Learning something new is more satisfying than consuming another show.

9. Body Care

Often neglected evening activities:

  • Long baths or showers
  • Skincare routines
  • Foam rolling or massage
  • Meditation or breathing exercises

These signal to your body that it’s time to wind down.

10. Nothing

Yes, nothing. Just sitting. Thinking. Being.

We’ve lost the ability to be unstimulated. But boredom:

  • Promotes creativity
  • Allows mental processing
  • Reduces anxiety
  • Increases appreciation for simple pleasures

Try sitting without input for 10 minutes. Notice what comes up.

A Template Evening Routine

Here’s a sample screen-free evening. Adapt to your life:

6:30 PM — Arrive home Change clothes, brief decompression. No screens yet.

7:00 PM — Dinner Eat without screens. If with family, conversation. If alone, music or podcast.

7:45 PM — Active time Walk, light exercise, or an active hobby.

8:30 PM — Engaged time Reading, puzzle, board game, conversation, creative hobby.

9:30 PM — Wind down Bath/shower, skincare, prepare for tomorrow.

10:00 PM — Pre-sleep In bed with a book or podcast (not video). Lights dim.

10:30 PM — Lights out Sleep.

This provides entertainment, restoration, and sets you up for excellent sleep.

Transitioning Gradually

Week 1: No Screens After 9:30 PM

Start small. You can still watch TV earlier in the evening, but implement a hard cutoff 1 hour before bed.

Fill that hour with reading or podcasts.

Week 2: Add One Alternative Activity

Replace one evening’s TV with an alternative from the list. Maybe Tuesday becomes puzzle night or Wednesday becomes reading night.

Week 3: Reduce to 4 Days of Streaming

Pick 4 days you’ll watch, 3 days you won’t. On non-watching days, use the alternatives.

Week 4: Install Structure

Create a consistent routine. Same activities at similar times. Build the habit infrastructure.

Ongoing

Gradually shift the balance. Maybe you end up watching 2-3 days per week, with the rest filled with more satisfying activities.

Or maybe you find you don’t miss it much and reduce further.

Using Streaming Video Pause in Your Routine

Even on nights you do watch, Streaming Video Pause helps maintain control:

  • Automatic 15-minute breaks between episodes
  • Built-in pause for checking the time
  • Natural stopping points that prevent binge-watching
  • Helps you stick to your planned amount

With breaks enforced, you might watch one or two episodes and naturally feel done—without the 4-hour spirals that eat entire evenings.

What to Expect

The First Week

Feels strange. Restless. Your brain wants the easy dopamine of screens.

This is normal. Push through.

After Two Weeks

Activities start feeling more natural. You’re less restless. Sleep has probably improved.

After a Month

You have actual hobbies again. Evenings feel longer. You’re reading more than you have in years. You actually talk to people. Sleep is noticeably better.
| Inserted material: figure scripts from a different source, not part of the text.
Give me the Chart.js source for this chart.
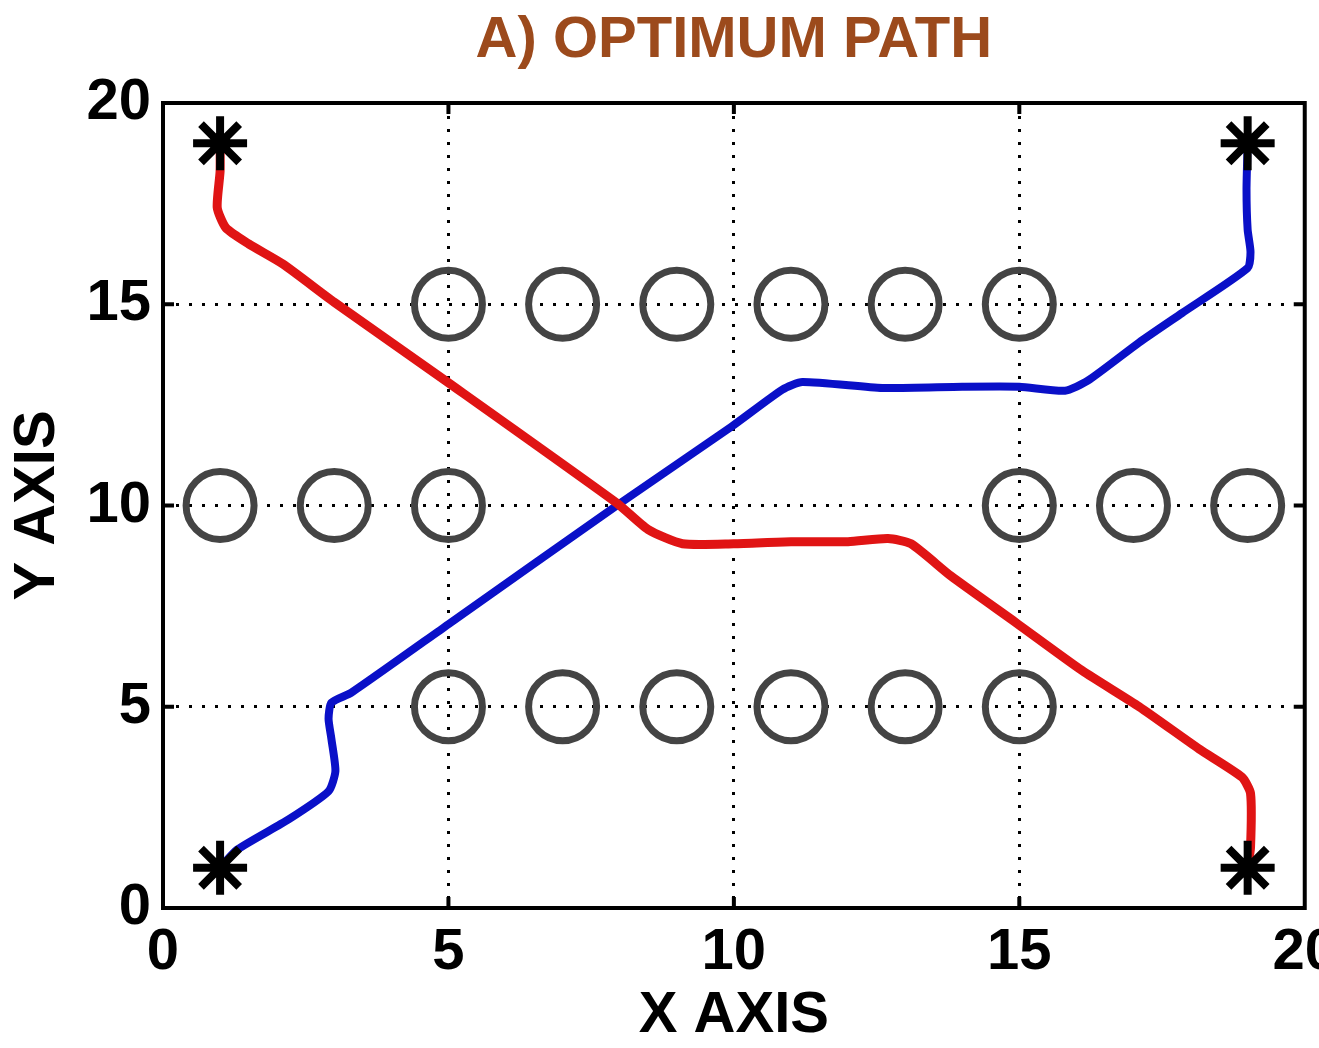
<!DOCTYPE html>
<html>
<head>
<meta charset="utf-8">
<script src="https://cdn.jsdelivr.net/npm/chart.js@4"></script>
<style>
  html, body { margin: 0; padding: 0; background: #fff; overflow: hidden; }
  #wrap { position: relative; width: 1347px; height: 1048px; }
</style>
</head>
<body>
<div id="wrap"><canvas id="pathChart"></canvas></div>
<script>
/* optimum path plot: two robot paths between obstacle rows */

const redX = [1, 1, 0.95, 1.1, 1.5, 2.1, 3.0, 5.0, 7.95, 8.5, 9.1, 10, 11, 12, 12.7, 13.1, 13.8, 14.95, 16.1, 17.1, 18.15, 18.9, 19.05, 19.05, 19];
const redY = [19, 18.3, 17.4, 16.9, 16.5, 16.0, 15.05, 13.05, 10.06, 9.4, 9.05, 9.05, 9.1, 9.1, 9.18, 9.05, 8.25, 7.08, 5.9, 5.0, 3.95, 3.25, 2.85, 1.5, 1];

const blueX = [1, 1.3, 2.2, 2.9, 3.02, 2.95, 2.9, 2.95, 3.3, 5.0, 7.95, 9.95, 10.85, 11.2, 12.6, 14, 15, 15.8, 16.2, 17.1, 17.85, 19.0, 19.05, 19.0, 18.98, 19];
const blueY = [1, 1.45, 2.2, 2.9, 3.4, 4.2, 4.7, 5.1, 5.35, 7.05, 10.0, 11.95, 12.88, 13.07, 12.92, 12.95, 12.95, 12.85, 13.1, 14.05, 14.78, 15.9, 16.3, 16.85, 17.85, 19];

const obstacleX = [5, 7, 9, 11, 13, 15, 1, 3, 5, 15, 17, 19, 5, 7, 9, 11, 13, 15];
const obstacleY = [15, 15, 15, 15, 15, 15, 10, 10, 10, 10, 10, 10, 5, 5, 5, 5, 5, 5];

const endX = [1, 19, 1, 19];
const endY = [19, 19, 1, 1];

const axisMin = 0, axisMax = 20, tickStep = 5;

const FONT = '"Liberation Sans", Arial, sans-serif';
const toPts = (xs, ys) => xs.map((x, i) => ({ x, y: ys[i] }));

const framePlugin = {
  id: 'frame',
  afterDraw(chart) {
    const { ctx, chartArea: a, scales: { x, y } } = chart;
    ctx.save();
    ctx.strokeStyle = '#000';
    ctx.lineWidth = 4;
    ctx.strokeRect(a.left, a.top, a.right - a.left, a.bottom - a.top);
    ctx.beginPath();
    x.ticks.forEach(t => {
      if (t.value <= axisMin || t.value >= axisMax) return;
      const px = x.getPixelForValue(t.value);
      ctx.moveTo(px, a.bottom); ctx.lineTo(px, a.bottom - 11);
      ctx.moveTo(px, a.top); ctx.lineTo(px, a.top + 11);
    });
    y.ticks.forEach(t => {
      if (t.value <= axisMin || t.value >= axisMax) return;
      const py = y.getPixelForValue(t.value);
      ctx.moveTo(a.left, py); ctx.lineTo(a.left + 11, py);
      ctx.moveTo(a.right, py); ctx.lineTo(a.right - 11, py);
    });
    ctx.stroke();
    ctx.restore();
  }
};

const gridColor = c => (c.tick && (c.tick.value > axisMin && c.tick.value < axisMax)) ? '#000' : 'rgba(0,0,0,0)';
const bold58 = { family: FONT, size: 58, weight: 'bold' };

new Chart(document.getElementById('pathChart'), {
  type: 'scatter',
  data: {
    datasets: [
      {
        label: 'ends',
        data: toPts(endX, endY),
        pointStyle: 'star',
        pointRadius: 27,
        pointBorderWidth: 8,
        pointBorderColor: '#000',
        pointBackgroundColor: '#000',
        order: 0
      },
      {
        label: 'red path',
        data: toPts(redX, redY),
        showLine: true,
        borderColor: '#e01414',
        borderWidth: 9,
        pointRadius: 0,
        tension: 0.2,
        borderCapStyle: 'round',
        borderJoinStyle: 'round',
        order: 1
      },
      {
        label: 'blue path',
        data: toPts(blueX, blueY),
        showLine: true,
        borderColor: '#0a10c8',
        borderWidth: 8,
        pointRadius: 0,
        tension: 0.2,
        borderCapStyle: 'round',
        borderJoinStyle: 'round',
        order: 1
      },
      {
        label: 'obstacles',
        data: toPts(obstacleX, obstacleY),
        pointStyle: 'circle',
        pointRadius: 34,
        pointBorderWidth: 7,
        pointBorderColor: '#444',
        pointBackgroundColor: 'rgba(0,0,0,0)',
        order: 2
      }
    ]
  },
  options: {
    responsive: true,
    maintainAspectRatio: false,
    animation: false,
    layout: { padding: 0 },
    plugins: {
      legend: { display: false },
      tooltip: { enabled: false }
    },
    scales: {
      x: {
        type: 'linear',
        min: axisMin, max: axisMax,
        afterFit(s) { s.height = 140; },
        border: { display: false, dash: [3, 10] },
        grid: { color: gridColor, lineWidth: 3, drawTicks: false },
        ticks: { stepSize: tickStep, color: '#000', padding: 10, maxRotation: 0, font: bold58 },
        title: { display: true, text: 'X AXIS', color: '#000', padding: { top: 0, bottom: -3 }, font: bold58 }
      },
      top: {
        type: 'linear',
        position: 'top',
        min: axisMin, max: axisMax,
        afterFit(s) { s.height = 103; },
        border: { display: false },
        grid: { display: false, drawTicks: false },
        ticks: { display: false },
        title: { display: true, text: 'A) OPTIMUM PATH', color: '#9c4a1c', padding: { top: 6, bottom: 0 }, font: bold58 }
      },
      y: {
        type: 'linear',
        min: axisMin, max: axisMax,
        afterFit(s) { s.width = 163; },
        border: { display: false, dash: [3, 10] },
        grid: { color: gridColor, lineWidth: 3, drawTicks: false },
        ticks: { stepSize: tickStep, color: '#000', padding: 12, font: bold58 },
        title: { display: true, text: 'Y AXIS', color: '#000', padding: { top: 3, bottom: 0 }, font: bold58 }
      }
    }
  },
  plugins: [framePlugin]
});
</script>
</body>
</html>
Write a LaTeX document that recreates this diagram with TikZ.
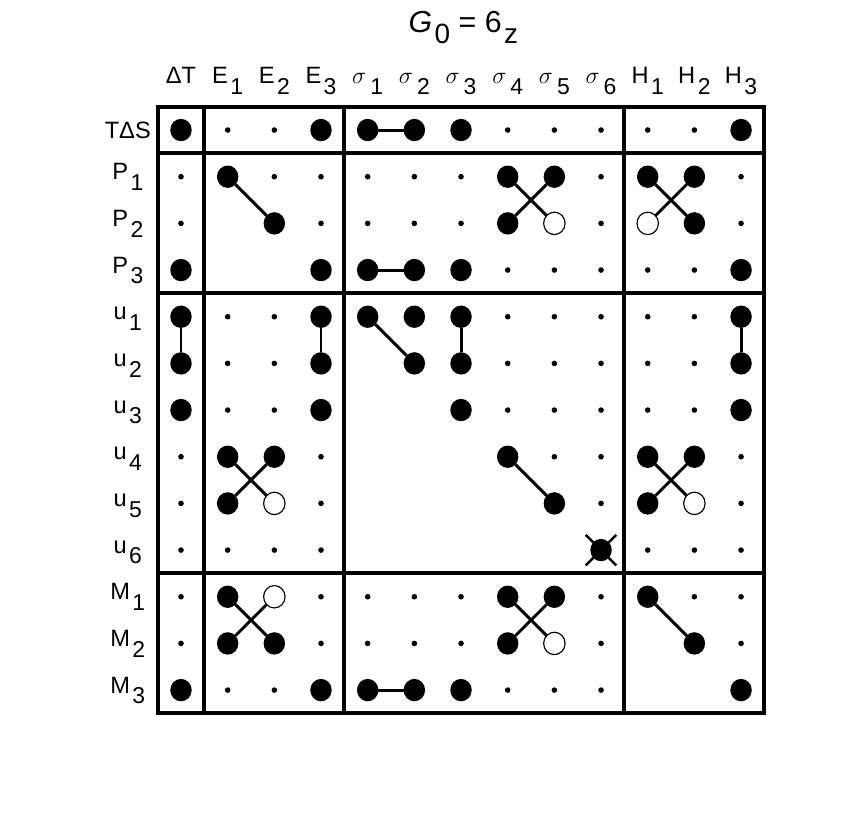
\documentclass[tikz,border=0pt]{standalone}
\usepackage{fontspec}
\setmainfont{Liberation Sans}
\usetikzlibrary{shapes.misc,shapes.geometric}
\newcommand\sbs[1]{\kern1.5pt\raisebox{-6.5pt}{\fontsize{14}{16}\selectfont #1}}
\newcommand\tsbs[1]{\kern1.5pt\raisebox{-7.1pt}{\fontsize{17}{20}\selectfont #1}}
\newcommand\sig[1]{$\sigma$\kern1pt\sbs{#1}}
\tikzset{
  mkb/.style={ellipse, fill=black, minimum width=0.46cm, minimum height=0.48cm, inner sep=0pt, outer sep=0pt},
  mko/.style={ellipse, draw=black, line width=0.7pt, fill=white, minimum width=0.46cm, minimum height=0.48cm, inner sep=0pt, outer sep=0pt},
  mks/.style={circle, fill=black, minimum size=0.12cm, inner sep=0pt, outer sep=0pt},
  mkn/.style={inner sep=0pt, outer sep=0pt, minimum size=0pt},
  crossmark/.style={cross out, draw=black, line width=1.5pt, minimum size=0.6cm, inner sep=0pt},
  link/.style={line width=1.8pt},
  frame/.style={line width=2.4pt},
  hdr/.style={anchor=base, font=\fontsize{14.4}{17}\selectfont},
  rowlab/.style={font=\fontsize{14.4}{17}\selectfont, text height=10.4pt},
  ttl/.style={anchor=base, font=\fontsize{18.5}{22}\selectfont}
}
\begin{document}
\begin{tikzpicture}
\useasboundingbox (-3.878,2.786) rectangle (14.463,-14.614);
\node[ttl] (title) at (6.05,2.1) {\textit{G}\tsbs{0} = 6\tsbs{z}};
\foreach \hd [count=\c from 0] in {ΔT,E\sbs{1},E\sbs{2},E\sbs{3},\sig{1},\sig{2},\sig{3},\sig{4},\sig{5},\sig{6},H\sbs{1},H\sbs{2},H\sbs{3}}
  \node[hdr] (hd\c) at (\c,1) {\hd};
\draw[frame] (-0.5,0.5) rectangle (12.5,-12.5);
\foreach \x in {0.5,3.5,9.5}
  \draw[frame] (\x,0.5) -- (\x,-12.5);
\foreach \y in {-0.5,-3.5,-9.5}
  \draw[frame] (-0.5,\y) -- (12.5,\y);
\foreach \lab/\spec [count=\r from 0] in {
  TΔS/{b,s,s,b,b,b,b,s,s,s,s,s,b},
  P\sbs{1}/{s,b,s,s,s,s,s,b,b,s,b,b,s},
  P\sbs{2}/{s,n,b,s,s,s,s,b,o,s,o,b,s},
  P\sbs{3}/{b,n,n,b,b,b,b,s,s,s,s,s,b},
  u\sbs{1}/{b,s,s,b,b,b,b,s,s,s,s,s,b},
  u\sbs{2}/{b,s,s,b,n,b,b,s,s,s,s,s,b},
  u\sbs{3}/{b,s,s,b,n,n,b,s,s,s,s,s,b},
  u\sbs{4}/{s,b,b,s,n,n,n,b,s,s,b,b,s},
  u\sbs{5}/{s,b,o,s,n,n,n,n,b,s,b,o,s},
  u\sbs{6}/{s,s,s,s,n,n,n,n,n,b,s,s,s},
  M\sbs{1}/{s,b,o,s,s,s,s,b,b,s,b,s,s},
  M\sbs{2}/{s,b,b,s,s,s,s,b,o,s,n,b,s},
  M\sbs{3}/{b,s,s,b,b,b,b,s,s,s,n,n,b}}{
  \node[rowlab] (lab\r) at (-1.14,-\r) {\lab};
  \foreach \k [count=\c from 0] in \spec
    \node[mk\k] (\r-\c) at (\c,-\r) {};
}
\node[crossmark] (u6x) at (9-9) {};
\foreach \a/\b in {0-4/0-5,1-1/2-2,1-7/2-8,1-8/2-7,1-10/2-11,1-11/2-10,3-4/3-5,
  4-0/5-0,4-3/5-3,4-4/5-5,4-6/5-6,4-12/5-12,7-1/8-2,7-2/8-1,7-7/8-8,7-10/8-11,
  7-11/8-10,10-1/11-2,10-2/11-1,10-7/11-8,10-8/11-7,10-10/11-11,12-4/12-5}
  \draw[link] (\a) -- (\b);
\end{tikzpicture}
\end{document}
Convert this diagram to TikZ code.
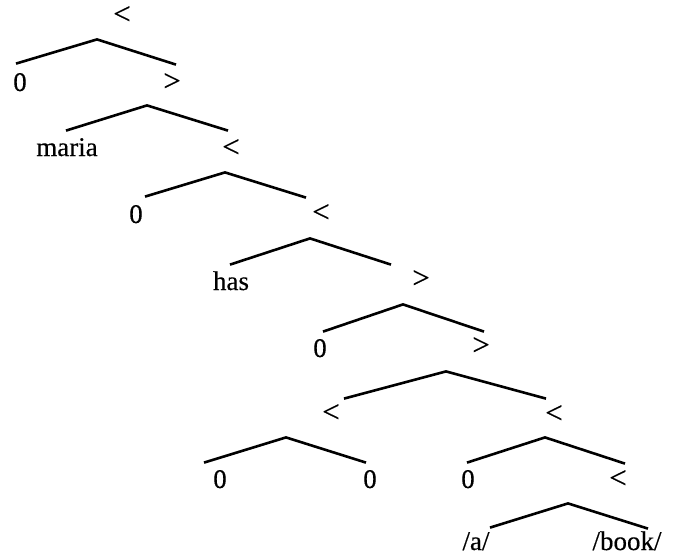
\documentclass[tikz,border=0pt]{standalone}
\usepackage{fontspec}
\setmainfont{Liberation Serif}[FakeBold=0.4]
\tikzset{
  lbl/.style={inner sep=0pt, anchor=base, text height=12.5pt, text depth=7.5pt},
  sym/.style={lbl, font=\fontsize{15.5}{18}\selectfont},
  branch/.style={line width=1.3pt, line join=miter}
}

\begin{document}
\begin{tikzpicture}[x=0.5pt, y=-0.5pt, font=\fontsize{13.5}{16}\selectfont]
  \useasboundingbox (0,0) rectangle (675,559);
  %labels
    \node[sym] (top) at (122,24) {<};
    \node[lbl] (z1) at (20,91) {0};
    \node[sym] (g1) at (172,91) {>};
    \node[lbl] (maria) at (67,156) {maria};
    \node[sym] (l2) at (231,157) {<};
    \node[lbl] (z2) at (136,223) {0};
    \node[sym] (l3) at (321,222) {<};
    \node[lbl] (has) at (231,290) {has};
    \node[sym] (g2) at (421,288) {>};
    \node[lbl] (z3) at (320,357) {0};
    \node[sym] (g3) at (481,355) {>};
    \node[sym] (l4) at (331,422) {<};
    \node[sym] (l5) at (554,423) {<};
    \node[lbl] (z4) at (220,488) {0};
    \node[lbl] (z5) at (370,488) {0};
    \node[lbl] (z6) at (468,488) {0};
    \node[sym] (l6) at (618,488) {<};
    \node[lbl] (a) at (476,550) {/a/};
    \node[lbl] (book) at (627,550) {/book/};
  %branches
    \draw[branch] ([shift={(-4,-2)}]z1.north) -- ([shift={(-25,0)}]top.south) -- ([shift={(4,-1)}]g1.north);
    \draw[branch] ([shift={(-1,0)}]maria.north) -- ([shift={(-25,-1)}]g1.south) -- ([shift={(-3,-1)}]l2.north);
    \draw[branch] ([shift={(9,-1)}]z2.north) -- ([shift={(-6,0)}]l2.south) -- ([shift={(-15,1)}]l3.north);
    \draw[branch] ([shift={(-1,0)}]has.north) -- ([shift={(-11,1)}]l3.south) -- ([shift={(-30,2)}]g2.north);
    \draw[branch] ([shift={(3,0)}]z3.north) -- ([shift={(-18,1)}]g2.south) -- ([shift={(3,2)}]g3.north);
    \draw[branch] ([shift={(13,2)}]l4.north) -- ([shift={(-35,1)}]g3.south) -- ([shift={(-8,1)}]l5.north);
    \draw[branch] ([shift={(-16,0)}]z4.north) -- ([shift={(-45,0)}]l4.south) -- ([shift={(-4,0)}]z5.north);
    \draw[branch] ([shift={(-1,0)}]z6.north) -- ([shift={(-9,-1)}]l5.south) -- ([shift={(7,1)}]l6.north);
    \draw[branch] ([shift={(14,3)}]a.north) -- ([shift={(-50,0)}]l6.south) -- ([shift={(21,4)}]book.north);
\end{tikzpicture}
\end{document}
You might even feel less interested in TV when you do watch.

Long Term

The evening routine becomes your normal. TV becomes one option among many, not the default. You feel more in control of your time and more satisfied with how you spend it.

Results You Can Expect

People who build screen-free evening routines consistently report:

Better sleep — Falling asleep faster, sleeping deeper, waking refreshed.

More energy — Less mental fatigue from overstimulation.

Improved relationships — More present with partners, friends, family.

New skills and hobbies — Finally learning that instrument, reading those books.

Reduced anxiety — Less information overload, more calm.

Longer evenings — When you’re not bingeing, 4 hours feels like 4 hours.

More life satisfaction — Variety and engagement beat passive consumption.

You Don’t Have to Quit Entirely

This isn’t about eliminating TV. It’s about making it intentional rather than default.

Maybe you end up watching on weekends, or a couple of weeknights. That’s fine. The goal is:

  1. Choice — You decide when and how much, rather than drifting
  2. Variety — Other activities fill your evenings too
  3. Quality — When you watch, you’re present and enjoy it
  4. Sleep — Screens don’t sabotage your rest

The shift from “Netflix every night” to “Netflix sometimes, deliberately” transforms your relationship with your evenings.


Tonight, try one alternative. Just one evening. See how it feels. You might discover that your evenings have more potential than you realized.